The lawsuit, spearheaded by City Attorney David Chiu, lists ten companies, including producers of well-known items such as Oreo cookies, Sour Patch Kids, Kit Kat, Cheerios, and Lunchables. The legal claim highlights connections between these ultraprocessed foods and health issues like Type 2 diabetes, fatty liver disease, and cancer.
“These manufacturers have taken food and transformed it into something detrimental to human health,” Chiu stated in a press release. “By creating and profiting from a public health crisis, they must now be held accountable for the damage they have inflicted.”
Chiu’s office describes ultraprocessed foods as items like candy, chips, processed meats, sodas, energy drinks, and cereals, which are designed to trigger cravings and promote overeating. These products are often composed of chemically altered, inexpensive ingredients with minimal real food content, as noted in the lawsuit.
PepsiCo, Kraft Heinz Company, Post Holdings, Mondelez International, General Mills, Kellogg, Mars Incorporated, and ConAgra Brands are also named in the legal proceedings.
At the time of reporting, none of the companies involved had provided responses to emailed requests for comment.
U.S. Health Secretary Robert F. Kennedy Jr. has been vocal about the negative impact of ultraprocessed foods and their links to chronic disease and has targeted them in his Make America Healthy Again campaign. Kennedy has pushed to ban such foods from the Supplemental Nutrition Assistance Program for low-income families.
An August report by the U.S. Centers for Disease Control and Prevention found that most Americans get more than half their calories from ultraprocessed foods.
In October, California Gov. Gavin Newsom signed a first-in-the-nation law to phase out certain ultraprocessed foods from school meals over the next decade.
San Francisco’s lawsuit cites several scientific studies on the negative impact of ultraprocessed foods on human health.
“Mounting research now links these products to serious diseases—including Type 2 diabetes, fatty liver disease, heart disease, colorectal cancer, and even depression at younger ages,” University of California, San Francisco, professor Kim Newell-Green said in the news release.
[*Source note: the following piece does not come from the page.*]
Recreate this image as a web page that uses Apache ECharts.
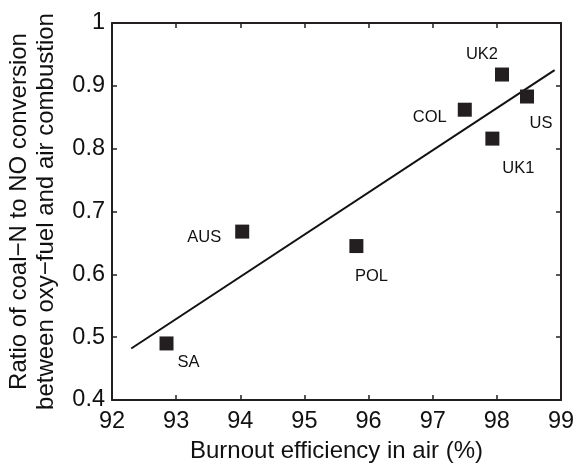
<!DOCTYPE html>
<html>
<head>
<meta charset="utf-8">
<script src="https://cdn.jsdelivr.net/npm/echarts@6/dist/echarts.min.js"></script>
<style>html,body{margin:0;padding:0;background:#fff}#c{width:577px;height:463px}</style>
</head>
<body>
<div id="c"></div>
<script>
const sites = ['SA', 'AUS', 'POL', 'COL', 'UK1', 'UK2', 'US'];
const burnout = [92.85, 94.03, 95.81, 97.50, 97.93, 98.08, 98.47];
const ratio = [0.490, 0.668, 0.645, 0.862, 0.816, 0.918, 0.883];
const fitX = [92.3, 98.9];
const fitY = [0.482, 0.925];
const xTicks = [92, 93, 94, 95, 96, 97, 98, 99];
const yTicks = [0.4, 0.5, 0.6, 0.7, 0.8, 0.9, 1];

const labelOffsets = {SA:[22,19], AUS:[-38,6], POL:[15,30], COL:[-35,8], UK1:[26,30], UK2:[-20,-20], US:[14,27]};
const ink = '#231f20';
const font = 'Liberation Sans, Arial, Helvetica, sans-serif';

const chart = echarts.init(document.getElementById('c'), null, {renderer:'canvas'});
const axisCommon = {
  axisLine:{show:true, onZero:false, lineStyle:{color:ink, width:2}},
  axisTick:{show:true, inside:true, length:5, lineStyle:{color:ink, width:1.5}},
  splitLine:{show:false}
};
chart.setOption({
  animation:false,
  backgroundColor:'#fff',
  grid:{left:112, right:16, top:23, bottom:63, containLabel:false, outerBoundsMode:'none'},
  xAxis:[
    Object.assign({type:'value', min:xTicks[0], max:xTicks[xTicks.length-1], interval:1, position:'bottom',
      name:'Burnout efficiency in air (%)', nameLocation:'middle', nameGap:38,
      nameTextStyle:{fontFamily:font, fontSize:24, color:'#111'},
      axisLabel:{margin:10, fontFamily:font, fontSize:23.5, color:'#111'}}, axisCommon),
    Object.assign({type:'value', min:xTicks[0], max:xTicks[xTicks.length-1], interval:1, position:'top',
      axisLabel:{show:false}}, axisCommon)
  ],
  yAxis:[
    Object.assign({type:'value', min:yTicks[0], max:yTicks[yTicks.length-1], interval:0.1, position:'left',
      name:'Ratio of coal\u2212N to NO conversion\nbetween oxy\u2212fuel and air combustion',
      nameLocation:'middle', nameGap:52,
      nameTextStyle:{fontFamily:font, fontSize:24, color:'#111', lineHeight:27},
      axisLabel:{margin:7, fontFamily:font, fontSize:23.5, color:'#111',
        formatter:v => (Math.abs(v-1)<1e-9 ? '1' : v.toFixed(1))}}, axisCommon),
    Object.assign({type:'value', min:yTicks[0], max:yTicks[yTicks.length-1], interval:0.1, position:'right',
      axisLabel:{show:false}}, axisCommon)
  ],
  series:[
    {
      type:'line', data:fitX.map((x,i)=>[x, fitY[i]]), symbol:'none',
      lineStyle:{color:'#111', width:2}, z:2, silent:true
    },
    {
      type:'scatter', symbol:'rect', symbolSize:14, z:3,
      itemStyle:{color:ink, opacity:1},
      data:sites.map((s,i)=>({
        value:[burnout[i], ratio[i]], name:s,
        label:{show:true, formatter:s, position:'inside', offset:labelOffsets[s],
          color:'#111', fontFamily:font, fontSize:16.5, align:'center', verticalAlign:'middle'}
      }))
    }
  ]
});
</script>
</body>
</html>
The lawsuit argues that by producing and promoting ultraprocessed foods, the companies violate California’s Unfair Competition Law and public nuisance statute. It seeks a court order preventing the companies from “deceptive marketing” and requiring them to take actions such as consumer education on the health risks of ultraprocessed foods and limiting advertising and marketing of ultraprocessed foods to children.
It also asks for financial penalties to help local governments with health care costs caused by the consumption of ultraprocessed foods.